Write out the listing below without alteration, omitting its pictures.

Data lines =>
— begin —

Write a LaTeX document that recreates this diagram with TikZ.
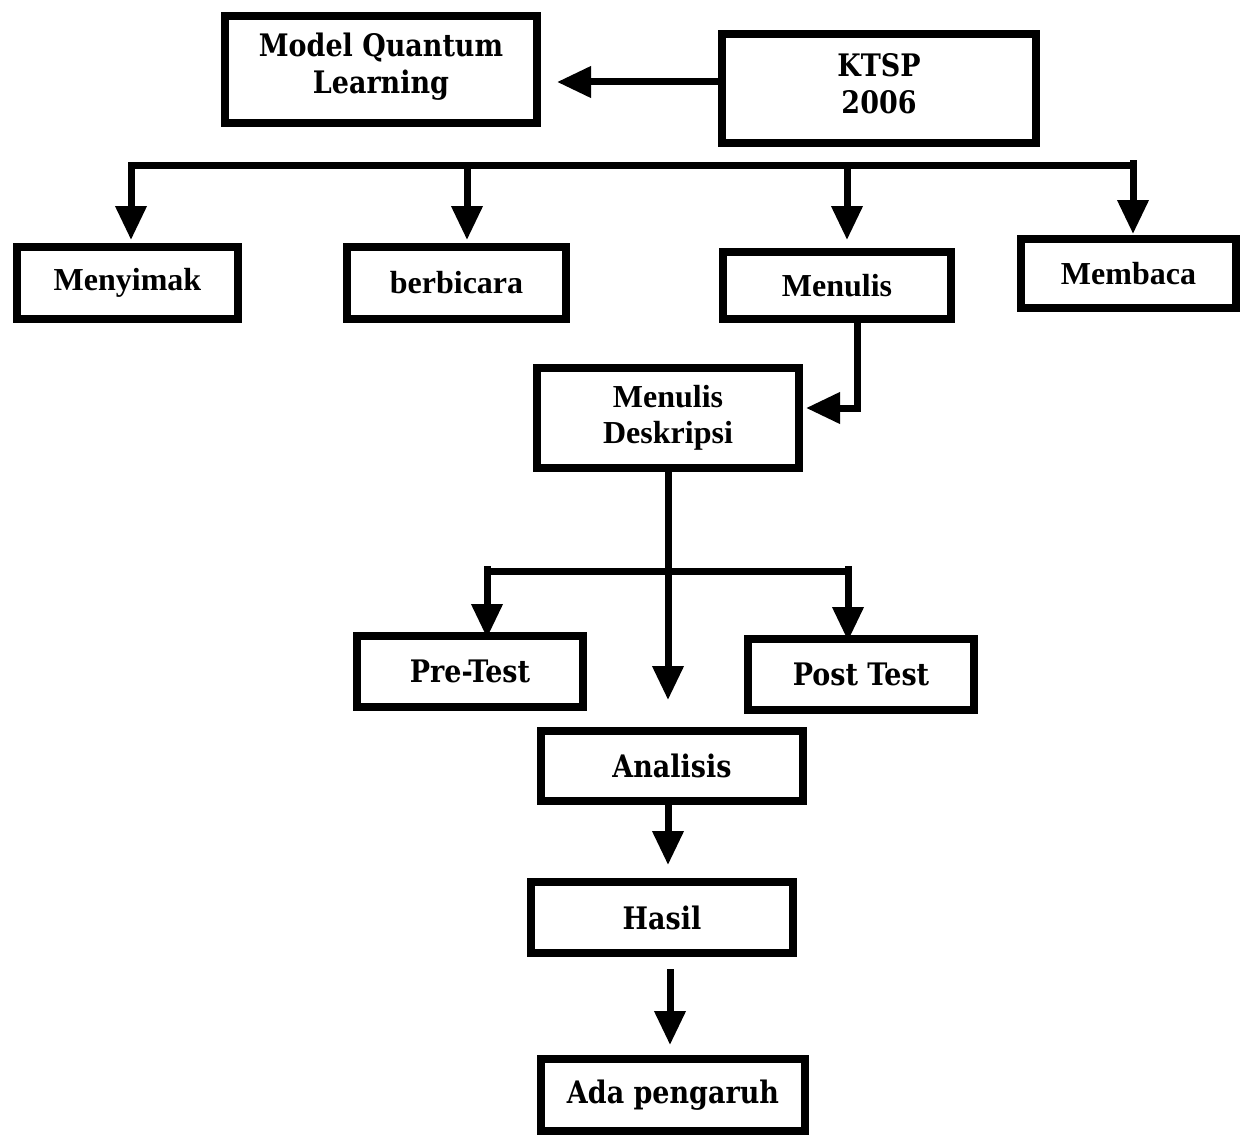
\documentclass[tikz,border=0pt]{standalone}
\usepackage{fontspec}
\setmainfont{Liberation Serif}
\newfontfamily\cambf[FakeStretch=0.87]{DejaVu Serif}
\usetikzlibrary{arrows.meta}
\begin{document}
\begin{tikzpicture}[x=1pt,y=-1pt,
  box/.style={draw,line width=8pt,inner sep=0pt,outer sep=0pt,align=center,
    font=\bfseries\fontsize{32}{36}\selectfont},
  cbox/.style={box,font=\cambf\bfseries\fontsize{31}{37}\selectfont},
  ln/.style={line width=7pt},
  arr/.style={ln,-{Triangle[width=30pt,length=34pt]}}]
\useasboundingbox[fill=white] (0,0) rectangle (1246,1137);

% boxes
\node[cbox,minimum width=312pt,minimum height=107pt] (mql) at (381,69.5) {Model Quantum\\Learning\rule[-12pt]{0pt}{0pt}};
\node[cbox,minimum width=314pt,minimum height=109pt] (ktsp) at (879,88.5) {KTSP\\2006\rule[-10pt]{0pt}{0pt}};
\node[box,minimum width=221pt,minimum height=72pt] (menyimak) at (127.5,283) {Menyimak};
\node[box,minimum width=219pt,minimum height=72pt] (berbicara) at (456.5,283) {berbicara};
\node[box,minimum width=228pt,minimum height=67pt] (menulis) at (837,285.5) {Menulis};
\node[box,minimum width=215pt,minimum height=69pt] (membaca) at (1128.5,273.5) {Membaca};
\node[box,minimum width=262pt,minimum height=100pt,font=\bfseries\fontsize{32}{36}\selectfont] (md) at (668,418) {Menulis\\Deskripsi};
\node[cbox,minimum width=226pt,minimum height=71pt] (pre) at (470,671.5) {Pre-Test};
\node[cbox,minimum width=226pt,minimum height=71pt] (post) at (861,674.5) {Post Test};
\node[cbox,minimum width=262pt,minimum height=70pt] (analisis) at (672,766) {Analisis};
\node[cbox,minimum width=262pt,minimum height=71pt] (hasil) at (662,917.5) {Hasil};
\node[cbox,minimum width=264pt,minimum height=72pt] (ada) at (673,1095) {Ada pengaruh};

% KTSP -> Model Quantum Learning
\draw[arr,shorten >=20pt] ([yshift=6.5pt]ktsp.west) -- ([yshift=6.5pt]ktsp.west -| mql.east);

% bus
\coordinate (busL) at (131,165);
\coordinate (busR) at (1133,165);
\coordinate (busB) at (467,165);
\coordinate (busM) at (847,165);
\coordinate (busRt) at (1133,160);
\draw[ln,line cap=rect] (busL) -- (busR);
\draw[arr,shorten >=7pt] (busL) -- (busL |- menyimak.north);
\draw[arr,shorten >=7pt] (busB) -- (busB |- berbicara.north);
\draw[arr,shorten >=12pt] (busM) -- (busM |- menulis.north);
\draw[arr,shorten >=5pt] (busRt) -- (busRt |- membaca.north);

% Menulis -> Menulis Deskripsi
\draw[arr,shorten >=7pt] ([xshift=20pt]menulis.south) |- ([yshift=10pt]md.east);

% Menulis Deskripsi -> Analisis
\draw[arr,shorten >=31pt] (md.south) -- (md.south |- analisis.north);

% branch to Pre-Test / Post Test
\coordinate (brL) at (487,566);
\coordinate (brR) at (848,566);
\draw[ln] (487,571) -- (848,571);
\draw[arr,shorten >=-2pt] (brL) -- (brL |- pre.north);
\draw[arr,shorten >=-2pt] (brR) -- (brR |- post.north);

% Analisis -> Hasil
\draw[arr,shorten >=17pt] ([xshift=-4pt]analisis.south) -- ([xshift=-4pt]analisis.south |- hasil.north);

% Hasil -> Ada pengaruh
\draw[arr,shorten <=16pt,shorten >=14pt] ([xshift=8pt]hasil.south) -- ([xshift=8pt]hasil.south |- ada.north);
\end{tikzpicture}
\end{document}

— end —

The reply =>
Write a LaTeX document that recreates this diagram with TikZ.
\documentclass[tikz,border=0pt]{standalone}
\usepackage{fontspec}
\setmainfont{Liberation Serif}
\newfontfamily\cambf[FakeStretch=0.87]{DejaVu Serif}
\usetikzlibrary{arrows.meta}
\begin{document}
\begin{tikzpicture}[x=1pt,y=-1pt,
  box/.style={draw,line width=8pt,inner sep=0pt,outer sep=0pt,align=center,
    font=\bfseries\fontsize{32}{36}\selectfont},
  cbox/.style={box,font=\cambf\bfseries\fontsize{31}{37}\selectfont},
  ln/.style={line width=7pt},
  arr/.style={ln,-{Triangle[width=30pt,length=34pt]}}]
\useasboundingbox[fill=white] (0,0) rectangle (1246,1137);

% boxes
\node[cbox,minimum width=312pt,minimum height=107pt] (mql) at (381,69.5) {Model Quantum\\Learning\rule[-12pt]{0pt}{0pt}};
\node[cbox,minimum width=314pt,minimum height=109pt] (ktsp) at (879,88.5) {KTSP\\2006\rule[-10pt]{0pt}{0pt}};
\node[box,minimum width=221pt,minimum height=72pt] (menyimak) at (127.5,283) {Menyimak};
\node[box,minimum width=219pt,minimum height=72pt] (berbicara) at (456.5,283) {berbicara};
\node[box,minimum width=228pt,minimum height=67pt] (menulis) at (837,285.5) {Menulis};
\node[box,minimum width=215pt,minimum height=69pt] (membaca) at (1128.5,273.5) {Membaca};
\node[box,minimum width=262pt,minimum height=100pt,font=\bfseries\fontsize{32}{36}\selectfont] (md) at (668,418) {Menulis\\Deskripsi};
\node[cbox,minimum width=226pt,minimum height=71pt] (pre) at (470,671.5) {Pre-Test};
\node[cbox,minimum width=226pt,minimum height=71pt] (post) at (861,674.5) {Post Test};
\node[cbox,minimum width=262pt,minimum height=70pt] (analisis) at (672,766) {Analisis};
\node[cbox,minimum width=262pt,minimum height=71pt] (hasil) at (662,917.5) {Hasil};
\node[cbox,minimum width=264pt,minimum height=72pt] (ada) at (673,1095) {Ada pengaruh};

% KTSP -> Model Quantum Learning
\draw[arr,shorten >=20pt] ([yshift=6.5pt]ktsp.west) -- ([yshift=6.5pt]ktsp.west -| mql.east);

% bus
\coordinate (busL) at (131,165);
\coordinate (busR) at (1133,165);
\coordinate (busB) at (467,165);
\coordinate (busM) at (847,165);
\coordinate (busRt) at (1133,160);
\draw[ln,line cap=rect] (busL) -- (busR);
\draw[arr,shorten >=7pt] (busL) -- (busL |- menyimak.north);
\draw[arr,shorten >=7pt] (busB) -- (busB |- berbicara.north);
\draw[arr,shorten >=12pt] (busM) -- (busM |- menulis.north);
\draw[arr,shorten >=5pt] (busRt) -- (busRt |- membaca.north);

% Menulis -> Menulis Deskripsi
\draw[arr,shorten >=7pt] ([xshift=20pt]menulis.south) |- ([yshift=10pt]md.east);

% Menulis Deskripsi -> Analisis
\draw[arr,shorten >=31pt] (md.south) -- (md.south |- analisis.north);

% branch to Pre-Test / Post Test
\coordinate (brL) at (487,566);
\coordinate (brR) at (848,566);
\draw[ln] (487,571) -- (848,571);
\draw[arr,shorten >=-2pt] (brL) -- (brL |- pre.north);
\draw[arr,shorten >=-2pt] (brR) -- (brR |- post.north);

% Analisis -> Hasil
\draw[arr,shorten >=17pt] ([xshift=-4pt]analisis.south) -- ([xshift=-4pt]analisis.south |- hasil.north);

% Hasil -> Ada pengaruh
\draw[arr,shorten <=16pt,shorten >=14pt] ([xshift=8pt]hasil.south) -- ([xshift=8pt]hasil.south |- ada.north);
\end{tikzpicture}
\end{document}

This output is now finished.